Available data:

--------------------------------------------------

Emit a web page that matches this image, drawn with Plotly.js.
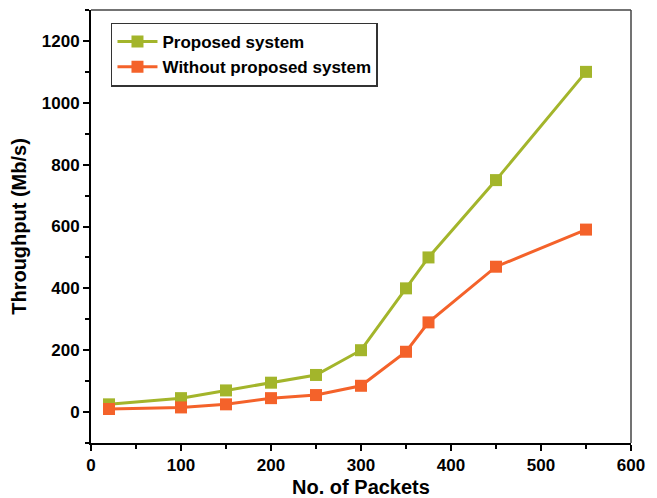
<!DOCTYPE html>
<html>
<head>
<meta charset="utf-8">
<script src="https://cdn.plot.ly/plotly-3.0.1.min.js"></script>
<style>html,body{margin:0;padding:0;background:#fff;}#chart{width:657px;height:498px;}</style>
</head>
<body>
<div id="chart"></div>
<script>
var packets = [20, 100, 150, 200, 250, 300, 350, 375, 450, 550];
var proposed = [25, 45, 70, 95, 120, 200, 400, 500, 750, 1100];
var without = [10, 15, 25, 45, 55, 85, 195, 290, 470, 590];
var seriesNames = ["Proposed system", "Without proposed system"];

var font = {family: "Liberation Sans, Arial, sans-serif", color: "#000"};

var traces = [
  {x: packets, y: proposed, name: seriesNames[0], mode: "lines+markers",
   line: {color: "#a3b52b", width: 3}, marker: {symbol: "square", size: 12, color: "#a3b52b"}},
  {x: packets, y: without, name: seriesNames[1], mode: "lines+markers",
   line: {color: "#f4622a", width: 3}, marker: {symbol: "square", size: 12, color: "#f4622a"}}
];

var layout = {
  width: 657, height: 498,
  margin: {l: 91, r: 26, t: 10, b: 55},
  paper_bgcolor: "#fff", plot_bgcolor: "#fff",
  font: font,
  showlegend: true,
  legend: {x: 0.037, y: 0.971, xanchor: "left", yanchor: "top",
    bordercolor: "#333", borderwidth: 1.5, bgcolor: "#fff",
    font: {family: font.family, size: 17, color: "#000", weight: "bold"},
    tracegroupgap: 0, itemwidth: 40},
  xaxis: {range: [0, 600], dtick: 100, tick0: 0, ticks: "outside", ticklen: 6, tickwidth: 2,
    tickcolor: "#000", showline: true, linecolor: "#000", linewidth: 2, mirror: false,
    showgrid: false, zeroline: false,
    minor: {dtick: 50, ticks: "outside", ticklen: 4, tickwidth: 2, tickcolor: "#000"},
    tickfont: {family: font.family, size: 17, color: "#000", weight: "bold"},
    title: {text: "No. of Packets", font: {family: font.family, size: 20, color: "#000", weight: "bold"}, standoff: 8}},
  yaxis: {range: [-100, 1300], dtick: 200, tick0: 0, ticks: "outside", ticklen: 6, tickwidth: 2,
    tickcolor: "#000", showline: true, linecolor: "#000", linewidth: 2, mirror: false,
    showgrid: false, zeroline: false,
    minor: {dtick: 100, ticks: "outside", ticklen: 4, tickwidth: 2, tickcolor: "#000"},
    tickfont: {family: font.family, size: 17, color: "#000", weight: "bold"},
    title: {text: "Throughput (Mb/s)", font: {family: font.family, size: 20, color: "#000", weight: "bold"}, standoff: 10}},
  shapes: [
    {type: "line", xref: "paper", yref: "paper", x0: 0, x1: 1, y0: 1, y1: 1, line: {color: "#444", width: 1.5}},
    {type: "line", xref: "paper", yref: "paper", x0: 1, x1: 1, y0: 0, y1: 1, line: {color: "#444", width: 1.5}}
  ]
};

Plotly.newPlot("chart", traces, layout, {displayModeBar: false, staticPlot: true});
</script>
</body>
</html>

--------------------------------------------------

What the task asks: Keep every word of the data as it is when you write it out, but drop the pictures.

In response:
Emit a web page that matches this image, drawn with Plotly.js.
<!DOCTYPE html>
<html>
<head>
<meta charset="utf-8">
<script src="https://cdn.plot.ly/plotly-3.0.1.min.js"></script>
<style>html,body{margin:0;padding:0;background:#fff;}#chart{width:657px;height:498px;}</style>
</head>
<body>
<div id="chart"></div>
<script>
var packets = [20, 100, 150, 200, 250, 300, 350, 375, 450, 550];
var proposed = [25, 45, 70, 95, 120, 200, 400, 500, 750, 1100];
var without = [10, 15, 25, 45, 55, 85, 195, 290, 470, 590];
var seriesNames = ["Proposed system", "Without proposed system"];

var font = {family: "Liberation Sans, Arial, sans-serif", color: "#000"};

var traces = [
  {x: packets, y: proposed, name: seriesNames[0], mode: "lines+markers",
   line: {color: "#a3b52b", width: 3}, marker: {symbol: "square", size: 12, color: "#a3b52b"}},
  {x: packets, y: without, name: seriesNames[1], mode: "lines+markers",
   line: {color: "#f4622a", width: 3}, marker: {symbol: "square", size: 12, color: "#f4622a"}}
];

var layout = {
  width: 657, height: 498,
  margin: {l: 91, r: 26, t: 10, b: 55},
  paper_bgcolor: "#fff", plot_bgcolor: "#fff",
  font: font,
  showlegend: true,
  legend: {x: 0.037, y: 0.971, xanchor: "left", yanchor: "top",
    bordercolor: "#333", borderwidth: 1.5, bgcolor: "#fff",
    font: {family: font.family, size: 17, color: "#000", weight: "bold"},
    tracegroupgap: 0, itemwidth: 40},
  xaxis: {range: [0, 600], dtick: 100, tick0: 0, ticks: "outside", ticklen: 6, tickwidth: 2,
    tickcolor: "#000", showline: true, linecolor: "#000", linewidth: 2, mirror: false,
    showgrid: false, zeroline: false,
    minor: {dtick: 50, ticks: "outside", ticklen: 4, tickwidth: 2, tickcolor: "#000"},
    tickfont: {family: font.family, size: 17, color: "#000", weight: "bold"},
    title: {text: "No. of Packets", font: {family: font.family, size: 20, color: "#000", weight: "bold"}, standoff: 8}},
  yaxis: {range: [-100, 1300], dtick: 200, tick0: 0, ticks: "outside", ticklen: 6, tickwidth: 2,
    tickcolor: "#000", showline: true, linecolor: "#000", linewidth: 2, mirror: false,
    showgrid: false, zeroline: false,
    minor: {dtick: 100, ticks: "outside", ticklen: 4, tickwidth: 2, tickcolor: "#000"},
    tickfont: {family: font.family, size: 17, color: "#000", weight: "bold"},
    title: {text: "Throughput (Mb/s)", font: {family: font.family, size: 20, color: "#000", weight: "bold"}, standoff: 10}},
  shapes: [
    {type: "line", xref: "paper", yref: "paper", x0: 0, x1: 1, y0: 1, y1: 1, line: {color: "#444", width: 1.5}},
    {type: "line", xref: "paper", yref: "paper", x0: 1, x1: 1, y0: 0, y1: 1, line: {color: "#444", width: 1.5}}
  ]
};

Plotly.newPlot("chart", traces, layout, {displayModeBar: false, staticPlot: true});
</script>
</body>
</html>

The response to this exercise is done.